# [Data shown]
* * * * * * * * *

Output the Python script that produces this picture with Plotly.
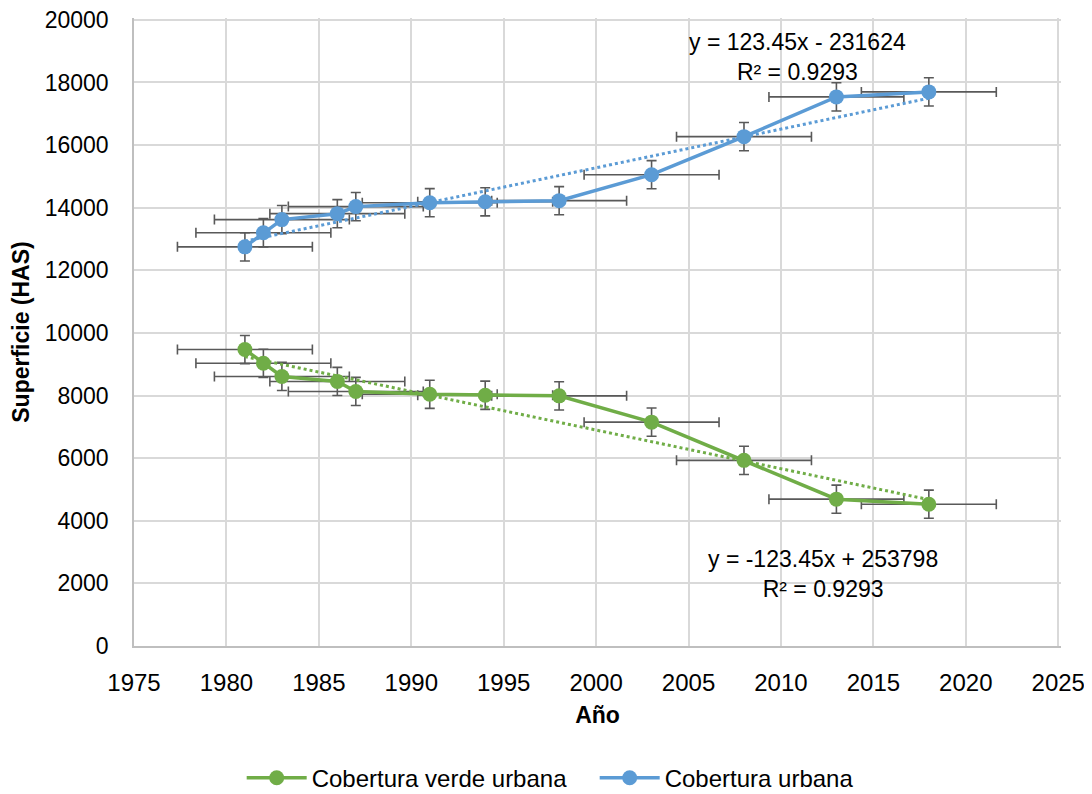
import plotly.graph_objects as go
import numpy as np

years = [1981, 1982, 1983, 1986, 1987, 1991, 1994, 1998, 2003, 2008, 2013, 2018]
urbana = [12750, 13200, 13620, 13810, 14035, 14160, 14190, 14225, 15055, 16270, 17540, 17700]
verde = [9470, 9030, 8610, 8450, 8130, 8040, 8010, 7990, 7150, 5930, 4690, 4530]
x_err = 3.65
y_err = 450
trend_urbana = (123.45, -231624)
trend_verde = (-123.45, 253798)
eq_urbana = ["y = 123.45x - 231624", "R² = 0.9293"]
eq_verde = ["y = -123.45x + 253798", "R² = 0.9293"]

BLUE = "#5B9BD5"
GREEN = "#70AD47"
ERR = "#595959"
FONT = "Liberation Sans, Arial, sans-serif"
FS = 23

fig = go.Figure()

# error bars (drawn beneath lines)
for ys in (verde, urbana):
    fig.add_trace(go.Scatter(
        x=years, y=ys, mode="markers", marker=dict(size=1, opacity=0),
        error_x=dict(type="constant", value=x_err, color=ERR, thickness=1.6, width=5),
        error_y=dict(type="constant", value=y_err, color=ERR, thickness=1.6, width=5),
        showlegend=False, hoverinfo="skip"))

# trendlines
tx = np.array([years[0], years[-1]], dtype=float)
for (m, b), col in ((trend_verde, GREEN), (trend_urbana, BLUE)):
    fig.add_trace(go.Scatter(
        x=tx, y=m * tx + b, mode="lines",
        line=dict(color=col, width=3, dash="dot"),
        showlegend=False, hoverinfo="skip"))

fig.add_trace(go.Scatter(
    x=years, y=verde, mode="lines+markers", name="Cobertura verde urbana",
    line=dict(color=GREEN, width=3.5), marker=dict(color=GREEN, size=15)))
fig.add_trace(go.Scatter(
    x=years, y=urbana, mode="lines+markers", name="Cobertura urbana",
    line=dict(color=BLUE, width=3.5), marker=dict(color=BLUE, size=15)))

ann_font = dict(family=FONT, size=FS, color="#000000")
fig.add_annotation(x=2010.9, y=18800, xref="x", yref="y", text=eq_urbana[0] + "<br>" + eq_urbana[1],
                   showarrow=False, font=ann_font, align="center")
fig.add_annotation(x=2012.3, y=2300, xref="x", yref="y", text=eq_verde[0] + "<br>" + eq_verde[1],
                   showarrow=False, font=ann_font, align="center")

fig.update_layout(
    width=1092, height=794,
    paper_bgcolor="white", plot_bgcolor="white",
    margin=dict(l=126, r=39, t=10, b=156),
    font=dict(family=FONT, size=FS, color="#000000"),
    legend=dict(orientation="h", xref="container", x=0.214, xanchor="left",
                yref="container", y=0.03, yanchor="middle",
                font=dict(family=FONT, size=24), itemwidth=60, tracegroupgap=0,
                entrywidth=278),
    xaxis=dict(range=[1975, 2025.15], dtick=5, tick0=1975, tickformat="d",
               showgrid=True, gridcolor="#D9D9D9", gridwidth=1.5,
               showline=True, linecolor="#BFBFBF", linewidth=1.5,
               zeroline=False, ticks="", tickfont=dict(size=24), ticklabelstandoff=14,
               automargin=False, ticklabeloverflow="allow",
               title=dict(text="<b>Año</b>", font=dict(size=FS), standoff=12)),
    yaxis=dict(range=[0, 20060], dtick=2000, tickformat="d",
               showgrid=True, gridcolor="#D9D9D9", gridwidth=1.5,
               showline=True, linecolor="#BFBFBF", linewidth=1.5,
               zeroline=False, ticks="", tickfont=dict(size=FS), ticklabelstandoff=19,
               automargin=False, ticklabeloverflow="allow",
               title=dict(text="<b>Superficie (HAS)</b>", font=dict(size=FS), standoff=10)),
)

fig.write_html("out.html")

* * * * * * * * *

# [Problem details]
Repeat the material above word for word and skip every image in it.

# [Complete response]
Output the Python script that produces this picture with Plotly.
import plotly.graph_objects as go
import numpy as np

years = [1981, 1982, 1983, 1986, 1987, 1991, 1994, 1998, 2003, 2008, 2013, 2018]
urbana = [12750, 13200, 13620, 13810, 14035, 14160, 14190, 14225, 15055, 16270, 17540, 17700]
verde = [9470, 9030, 8610, 8450, 8130, 8040, 8010, 7990, 7150, 5930, 4690, 4530]
x_err = 3.65
y_err = 450
trend_urbana = (123.45, -231624)
trend_verde = (-123.45, 253798)
eq_urbana = ["y = 123.45x - 231624", "R² = 0.9293"]
eq_verde = ["y = -123.45x + 253798", "R² = 0.9293"]

BLUE = "#5B9BD5"
GREEN = "#70AD47"
ERR = "#595959"
FONT = "Liberation Sans, Arial, sans-serif"
FS = 23

fig = go.Figure()

# error bars (drawn beneath lines)
for ys in (verde, urbana):
    fig.add_trace(go.Scatter(
        x=years, y=ys, mode="markers", marker=dict(size=1, opacity=0),
        error_x=dict(type="constant", value=x_err, color=ERR, thickness=1.6, width=5),
        error_y=dict(type="constant", value=y_err, color=ERR, thickness=1.6, width=5),
        showlegend=False, hoverinfo="skip"))

# trendlines
tx = np.array([years[0], years[-1]], dtype=float)
for (m, b), col in ((trend_verde, GREEN), (trend_urbana, BLUE)):
    fig.add_trace(go.Scatter(
        x=tx, y=m * tx + b, mode="lines",
        line=dict(color=col, width=3, dash="dot"),
        showlegend=False, hoverinfo="skip"))

fig.add_trace(go.Scatter(
    x=years, y=verde, mode="lines+markers", name="Cobertura verde urbana",
    line=dict(color=GREEN, width=3.5), marker=dict(color=GREEN, size=15)))
fig.add_trace(go.Scatter(
    x=years, y=urbana, mode="lines+markers", name="Cobertura urbana",
    line=dict(color=BLUE, width=3.5), marker=dict(color=BLUE, size=15)))

ann_font = dict(family=FONT, size=FS, color="#000000")
fig.add_annotation(x=2010.9, y=18800, xref="x", yref="y", text=eq_urbana[0] + "<br>" + eq_urbana[1],
                   showarrow=False, font=ann_font, align="center")
fig.add_annotation(x=2012.3, y=2300, xref="x", yref="y", text=eq_verde[0] + "<br>" + eq_verde[1],
                   showarrow=False, font=ann_font, align="center")

fig.update_layout(
    width=1092, height=794,
    paper_bgcolor="white", plot_bgcolor="white",
    margin=dict(l=126, r=39, t=10, b=156),
    font=dict(family=FONT, size=FS, color="#000000"),
    legend=dict(orientation="h", xref="container", x=0.214, xanchor="left",
                yref="container", y=0.03, yanchor="middle",
                font=dict(family=FONT, size=24), itemwidth=60, tracegroupgap=0,
                entrywidth=278),
    xaxis=dict(range=[1975, 2025.15], dtick=5, tick0=1975, tickformat="d",
               showgrid=True, gridcolor="#D9D9D9", gridwidth=1.5,
               showline=True, linecolor="#BFBFBF", linewidth=1.5,
               zeroline=False, ticks="", tickfont=dict(size=24), ticklabelstandoff=14,
               automargin=False, ticklabeloverflow="allow",
               title=dict(text="<b>Año</b>", font=dict(size=FS), standoff=12)),
    yaxis=dict(range=[0, 20060], dtick=2000, tickformat="d",
               showgrid=True, gridcolor="#D9D9D9", gridwidth=1.5,
               showline=True, linecolor="#BFBFBF", linewidth=1.5,
               zeroline=False, ticks="", tickfont=dict(size=FS), ticklabelstandoff=19,
               automargin=False, ticklabeloverflow="allow",
               title=dict(text="<b>Superficie (HAS)</b>", font=dict(size=FS), standoff=10)),
)

fig.write_html("out.html")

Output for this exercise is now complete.